As conversations and agent trajectories get longer, intelligent compression can help with maintaining performance. This involves summarizing information and/or removing information where necessary.

Key strategies:

Implement context summarization at natural boundaries (completed phases, tool calls)
Summarize token-heavy tool call feedback while preserving key insights
Create checkpoints for important conversation milestones
Apply auto-compaction when approaching context limits

4. Isolate Contexts

Splitting up the context between multiple windows or agents to break down the task.

Sometimes the best context management is context separation, allowing different components to focus on specific aspects.

This principle is demonstrated in Anthropic's multi-agent research system. Instead of cramming everything into one massive context, they use specialized subagents that each operate with their own focused context windows. This allows them to scale beyond what any single agent could handle while maintaining clarity and focus.

Key strategies:

Use multiple specialized agents instead of one overpowered agent
Create sandbox environments that isolate objects from the main context
Design multi-agent systems for easily parallelizable tasks
Separate concerns across different context windows with clear boundaries

Key Takeaways

To wrap up:

Context engineering is distinct from prompt engineering and focuses on managing the entire information environment.
The four main problems (poisoning, clashing, confusion, distraction) can break even well-designed systems.
The four pillars (write, select, compress, isolate) provide a framework for systematic improvement.
Better context management directly translates to lower costs, higher reliability, and better user experience.

Context engineering is still an evolving field, and best practices are still being discovered through real-world experimentation.
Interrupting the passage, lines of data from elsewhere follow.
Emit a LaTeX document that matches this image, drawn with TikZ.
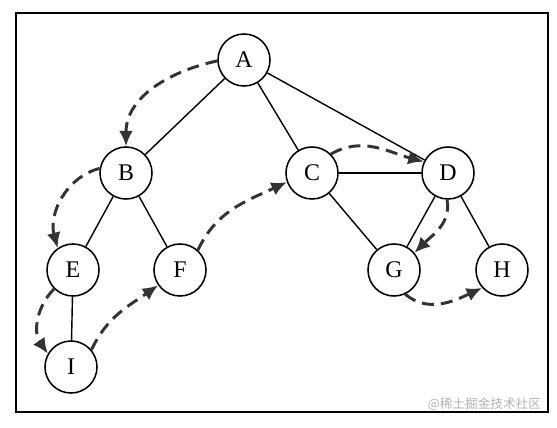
\documentclass[tikz,border=0pt]{standalone}
\usepackage{fontspec}
\setmainfont{Liberation Serif}
\newfontfamily\cjkfont{Noto Sans CJK SC}
\usepackage{tikz}
\usetikzlibrary{arrows.meta}

\begin{document}
\begin{tikzpicture}[x=0.025cm,y=-0.025cm]
              \colorlet{edgecol}{black}
              \colorlet{walkcol}{black!80}
              \tikzstyle{vertex}=[circle,draw=edgecol,line width=1.1pt,fill=white,minimum size=1.3cm,inner sep=0pt,font=\fontsize{17}{17}\selectfont]
              \tikzstyle{edge}=[edgecol,line width=1pt]
              \tikzstyle{walk}=[-{Latex[length=11pt,width=10pt]},walkcol,line width=2.1pt,dash pattern=on 8.5pt off 5pt]

              % Frame
              \useasboundingbox (0,0) rectangle (557,427);
              \draw[line width=1.4pt] (16,13) rectangle (548,412);

              % Vertices
              \node[vertex] (A) at (244,60) {A};
              \node[vertex] (B) at (126,173) {B};
              \node[vertex] (C) at (312,173) {C};
              \node[vertex] (D) at (448,173) {D};
              \node[vertex] (E) at (73,270) {E};
              \node[vertex] (F) at (180,270) {F};
              \node[vertex] (G) at (394,270) {G};
              \node[vertex] (H) at (502,270) {H};
              \node[vertex] (I) at (71,367) {I};

              % Edges
              \foreach \u/\v in {A/B,A/C,A/D,B/E,B/F,C/D,C/G,D/G,D/H,E/I}
                \draw[edge] (\u) -- (\v);

              % Traversal
              \draw[walk] (A.182) to[out=192,in=90] (B.north);
              \draw[walk] (B.170) to[out=195,in=105] (E.125);
              \draw[walk] (E.225) to[out=225,in=125] (I.150);
              \draw[walk] (I.40) to[out=65,in=215] (F.215);
              \draw[walk] (F.48) to[out=65,in=205] (C.200);
              \draw[walk] (C.45) to[out=30,in=165] (D.155);
              \draw[walk] (D.268) to[out=-80,in=45] (G.40);
              \draw[walk] (G.-65) to[out=-40,in=205] (H.222);

              \node[anchor=east,text=black!30,font=\cjkfont\fontsize{9}{9}\selectfont] (mark) at (546,404) {@稀土掘金技术社区};
            \end{tikzpicture}
\end{document}
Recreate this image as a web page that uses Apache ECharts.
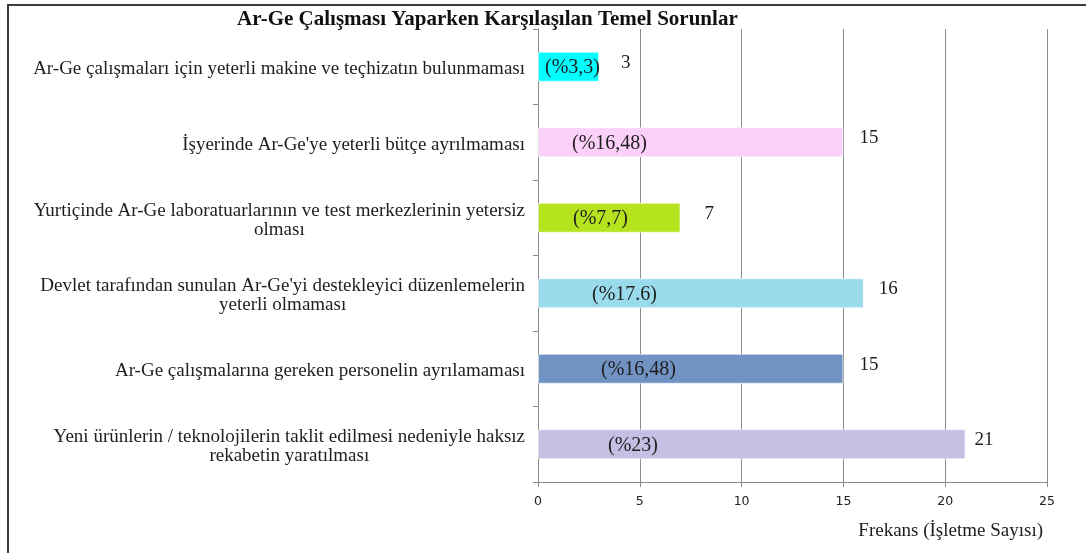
<!DOCTYPE html>
<html>
<head>
<meta charset="utf-8">
<script src="https://cdn.jsdelivr.net/npm/echarts@6/dist/echarts.min.js"></script>
<style>
  html, body { margin: 0; padding: 0; background: #ffffff; }
  #chart { width: 1086px; height: 553px; }
</style>
</head>
<body>
<div id="chart"></div>
<script>
// Problems faced while doing R&D work (top to bottom)
const categories = [
  'Ar-Ge çalışmaları için yeterli makine ve teçhizatın bulunmaması',
  'İşyerinde Ar-Ge\'ye yeterli bütçe ayrılmaması',
  'Yurtiçinde Ar-Ge laboratuarlarının ve test merkezlerinin yetersiz\nolması',
  'Devlet tarafından sunulan Ar-Ge\'yi destekleyici düzenlemelerin\nyeterli olmaması',
  'Ar-Ge çalışmalarına gereken personelin ayrılamaması',
  'Yeni ürünlerin / teknolojilerin taklit edilmesi nedeniyle haksız\nrekabetin yaratılması'
];
const frequencies = [3, 15, 7, 16, 15, 21];
const shareLabels = ['(%3,3)', '(%16,48)', '(%7,7)', '(%17.6)', '(%16,48)', '(%23)'];
const barColors = ['#00ffff', '#fcd1f9', '#b5e41e', '#9adbeb', '#7093c3', '#c6bfe4'];
const xTicks = { min: 0, max: 25, interval: 5 };

// horizontal placement of the label texts, per bar
const shareNudge = [7, 34, 35, 54, 63, 70];
const valueNudge = [14, 8, 16, 7, 8, 1];

const serif = '"Liberation Serif", "Times New Roman", serif';
const textColor = '#1e1e1e';

const chart = echarts.init(document.getElementById('chart'), null, { renderer: 'canvas' });

const option = {
  animation: false,
  backgroundColor: '#ffffff',
  title: {
    text: 'Ar-Ge Çalışması Yaparken Karşılaşılan Temel Sorunlar',
    left: 237,
    top: 9,
    padding: 0,
    textStyle: { fontFamily: serif, fontSize: 21, fontWeight: 'bold', color: '#111' }
  },
  graphic: [{
    type: 'rect',
    shape: { x: 8, y: 5, width: 1200, height: 700 },
    style: { fill: 'none', stroke: '#3c3c3c', lineWidth: 2 },
    silent: true
  }],
  grid: { left: 538, right: 39, top: 29, bottom: 71, containLabel: false },
  xAxis: {
    type: 'value',
    min: xTicks.min,
    max: xTicks.max,
    interval: xTicks.interval,
    name: 'Frekans (İşletme Sayısı)',
    nameLocation: 'end',
    nameGap: -4,
    nameTextStyle: {
      fontFamily: serif, fontSize: 19, color: textColor,
      align: 'right', verticalAlign: 'top', padding: [40, 0, 0, 0]
    },
    axisLine: { show: true, lineStyle: { color: '#8a8a8a', width: 1 } },
    axisTick: { show: true, length: 5, lineStyle: { color: '#8a8a8a' } },
    axisLabel: { margin: 13, fontFamily: '"DejaVu Sans", sans-serif', fontSize: 12.5, color: '#222' },
    splitLine: { show: true, lineStyle: { color: '#8c8c8c', width: 1 } }
  },
  yAxis: {
    type: 'category',
    data: categories,
    inverse: true,
    axisLine: { show: true, lineStyle: { color: '#8a8a8a', width: 1 } },
    axisTick: { show: true, length: 5, lineStyle: { color: '#8a8a8a' } },
    axisLabel: {
      margin: 13,
      padding: [5, 0, 0, 0],
      formatter: function (v) {
        return v.split('\n').map(function (l) { return '{c|' + l + '}'; }).join('\n');
      },
      rich: {
        c: { align: 'center', fontFamily: serif, fontSize: 19, lineHeight: 19, color: textColor }
      }
    }
  },
  series: [
    {
      type: 'bar',
      barWidth: 30,
      data: frequencies.map(function (v, i) {
        return {
          value: v,
          itemStyle: { color: barColors[i], borderColor: 'rgba(255,255,255,0.6)', borderWidth: 1 },
          label: { offset: [shareNudge[i], 1] }
        };
      }),
      label: {
        show: true,
        position: 'insideLeft',
        distance: 0,
        formatter: function (p) { return shareLabels[p.dataIndex]; },
        fontFamily: serif, fontSize: 20, color: textColor
      }
    },
    {
      type: 'bar',
      barWidth: 30,
      barGap: '-100%',
      silent: true,
      itemStyle: { color: 'rgba(0,0,0,0)' },
      data: frequencies.map(function (v, i) {
        return { value: v, label: { offset: [valueNudge[i], -4] } };
      }),
      label: {
        show: true,
        position: 'right',
        distance: 8,
        fontFamily: serif, fontSize: 19, color: textColor
      }
    }
  ]
};

chart.setOption(option);
</script>
</body>
</html>
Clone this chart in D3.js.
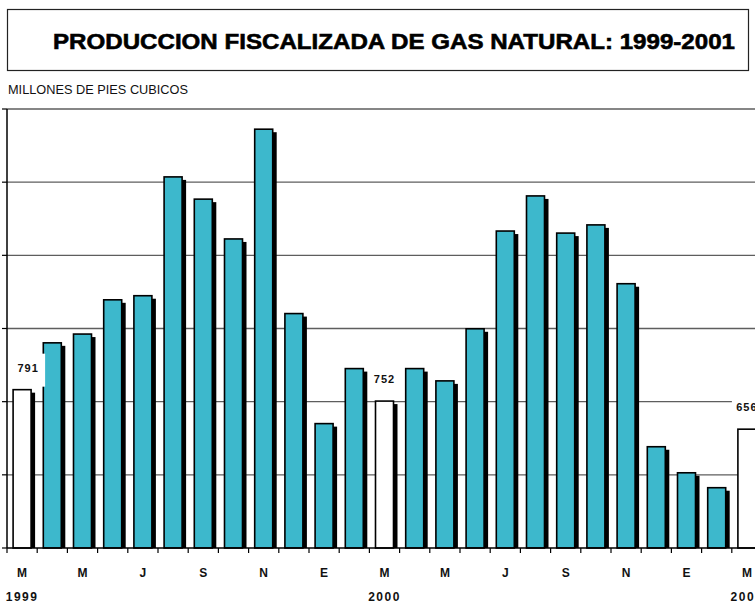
<!DOCTYPE html>
<html>
<head>
<meta charset="utf-8">
<script src="https://cdn.jsdelivr.net/npm/d3@7"></script>
<style>
  html, body { margin: 0; padding: 0; background: #fff; overflow: hidden; }
  svg { display: block; }
</style>
</head>
<body>
<script>
// ---- data ----
const months = ["Mar-99","Abr-99","May-99","Jun-99","Jul-99","Ago-99","Sep-99","Oct-99","Nov-99","Dic-99",
                "Ene-00","Feb-00","Mar-00","Abr-00","May-00","Jun-00","Jul-00","Ago-00","Sep-00","Oct-00","Nov-00","Dic-00",
                "Ene-01","Feb-01","Mar-01"];
const production = [791, 951, 981, 1098, 1112, 1518, 1442, 1306, 1681, 1051, 675, 863,
                    752, 863, 821, 999, 1333, 1453, 1326, 1354, 1153, 596, 507, 456, 656];
const monthLabels = ["M","","M","","J","","S","","N","","E","","M","","M","","J","","S","","N","","E","","M"];
const yearLabels = ["1999","2000","2001"];
const yearMonths = ["Mar-99","Mar-00","Mar-01"];
const highlighted = ["Mar-99","Mar-00","Mar-01"];
const labelShift = [6, 0, 0];
const yTicks = [250, 500, 750, 1000, 1250, 1500, 1750];
const titleText = "PRODUCCION FISCALIZADA DE GAS NATURAL: 1999-2001";
const unitText = "MILLONES DE PIES CUBICOS";

// ---- layout ----
const W = 755, H = 603;
const svg = d3.select("body").append("svg").attr("width", W).attr("height", H);

// title box
svg.append("rect").attr("x", 7.5).attr("y", 9.5).attr("width", 741).attr("height", 61)
  .attr("fill", "#fff").attr("stroke", "#222").attr("stroke-width", 1.2);
svg.append("text").attr("x", 53).attr("y", 49)
  .attr("font-family", "'Liberation Sans', Arial, sans-serif").attr("font-weight", "bold")
  .attr("font-size", 22).attr("textLength", 682).attr("lengthAdjust", "spacingAndGlyphs")
  .attr("stroke", "#000").attr("stroke-width", 0.6)
  .text(titleText);

svg.append("text").attr("x", 8).attr("y", 94)
  .attr("font-family", "'Liberation Sans Narrow', 'Arial Narrow', 'Liberation Sans', sans-serif")
  .attr("font-size", 13).attr("textLength", 180).attr("lengthAdjust", "spacingAndGlyphs")
  .attr("fill", "#111")
  .text(unitText);

const x = d3.scaleBand().domain(months).range([7, 762]).paddingInner(0.404).paddingOuter(0.202);
const y = d3.scaleLinear().domain([250, 1750]).range([548, 109]);
const step = x.step();
const gap = (step - x.bandwidth()) / 2;

// gridlines
const gy = svg.append("g");
gy.selectAll("line.grid").data(yTicks.slice(1)).join("line")
  .attr("x1", 7).attr("x2", W).attr("y1", d => y(d)).attr("y2", d => y(d))
  .attr("stroke", "#5e5e5e").attr("stroke-width", 1.3);
// y axis ticks
gy.selectAll("line.tk").data(yTicks).join("line")
  .attr("x1", 2).attr("x2", 7).attr("y1", d => y(d)).attr("y2", d => y(d))
  .attr("stroke", "#000").attr("stroke-width", 1.2);
gy.append("line").attr("x1", 7).attr("x2", 7).attr("y1", y(1750)).attr("y2", y(250))
  .attr("stroke", "#000").attr("stroke-width", 1.5);

// bars: shadow then bar
const data = months.map((m, i) => ({ m, v: production[i], hi: highlighted.includes(m) }));
const bars = svg.append("g");
bars.selectAll("rect.sh").data(data).join("rect")
  .attr("x", d => x(d.m) + 4).attr("y", d => y(d.v) + 3)
  .attr("width", x.bandwidth()).attr("height", d => y(250) - y(d.v) - 3)
  .attr("fill", "#000");
bars.selectAll("rect.bar").data(data).join("rect")
  .attr("x", d => x(d.m)).attr("y", d => y(d.v))
  .attr("width", x.bandwidth()).attr("height", d => y(250) - y(d.v))
  .attr("fill", d => d.hi ? "#fff" : "#3db8cc")
  .attr("stroke", "#000").attr("stroke-width", 1.6);

// x axis baseline + ticks
svg.append("line").attr("x1", 7).attr("x2", W).attr("y1", y(250)).attr("y2", y(250))
  .attr("stroke", "#000").attr("stroke-width", 1.5);
svg.append("g").selectAll("line").data(months).join("line")
  .attr("x1", d => x(d) - gap).attr("x2", d => x(d) - gap)
  .attr("y1", y(250)).attr("y2", y(250) + 5)
  .attr("stroke", "#000").attr("stroke-width", 1.2);

// month labels
svg.append("g").selectAll("text").data(months).join("text")
  .attr("x", d => x(d) + x.bandwidth() / 2).attr("y", 577)
  .attr("text-anchor", "middle")
  .attr("font-family", "'Liberation Sans', Arial, sans-serif").attr("font-weight", "bold")
  .attr("font-size", 12).attr("fill", "#111")
  .text((d, i) => monthLabels[i]);

// year labels
svg.append("g").selectAll("text").data(yearMonths).join("text")
  .attr("x", d => x(d) + x.bandwidth() / 2).attr("y", 601)
  .attr("text-anchor", "middle")
  .attr("font-family", "'Liberation Sans', Arial, sans-serif").attr("font-weight", "bold")
  .attr("font-size", 12).attr("letter-spacing", 1.5).attr("fill", "#111")
  .text((d, i) => yearLabels[i]);

// value labels with white background
const lab = svg.append("g");
highlighted.forEach((m, i) => {
  const v = production[months.indexOf(m)];
  const cx = x(m) + x.bandwidth() / 2 + labelShift[i];
  const cy = y(v) - 22;
  lab.append("rect").attr("x", cx - 15).attr("y", cy - 14).attr("width", 32).attr("height", 33)
    .attr("fill", "#fff");
  lab.append("text").attr("x", cx).attr("y", cy + 4)
    .attr("text-anchor", "middle")
    .attr("font-family", "'Liberation Sans', Arial, sans-serif").attr("font-weight", "bold")
    .attr("font-size", 11).attr("letter-spacing", 1).attr("fill", "#111")
    .text(v);
});
</script>
</body>
</html>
The more we share what works (and what doesn't), the faster we'll all build better AI systems.

What context engineering techniques have you tried? What worked, and what didn't? Let me know your experience with this new concept!

Top comments (2)

Guy • Sep 9

Reading your post on context engineering felt like watching someone nail the orchestration truth in real time. I can relate deeply because I’ve been down that road, coding with Claude as my “intern,” building my own orchestration layers to manage context flow.

As you point out, the real power comes from managing the broader environment; deciding what context to store, when to retrieve, how to compress history, and how to avoid poisoning the model with noise or contradictions. That four-pillar breakdown of write, select, compress, manage history is what separates brittle demos from production-ready agents.

When I first tackled this, I treated Claude like a magic oracle: throw in the entire project, expect consistency. No surprise, I ended up with code scattered across folders, naming conventions lost, and hallucinations masked as features. It wasn’t until I built a structured pipeline by feeding only what's relevant, summarizing history selectively, breaking tasks into atomic steps that the model started behaving more like a junior dev who actually gets the codebase.

Your framing that crafting the right context is like managing a tracklist, not just a single song, captures it perfectly. In my world, that meant building a custom MCP-like orchestrator: auto-fetching relevant modules, producing spec drafts, and handing Claude only the context it needs in bite-sized pieces.

Without disciplined context, even the smartest agent turns into a gardener who weeds unpredictably instead of one who prunes purposefully.

Really well done. This is the engineering shift from hype to craft.

Vonta Johnson • Oct 13

thank you so much for reading! I'm glad you could relate in your own problem solving.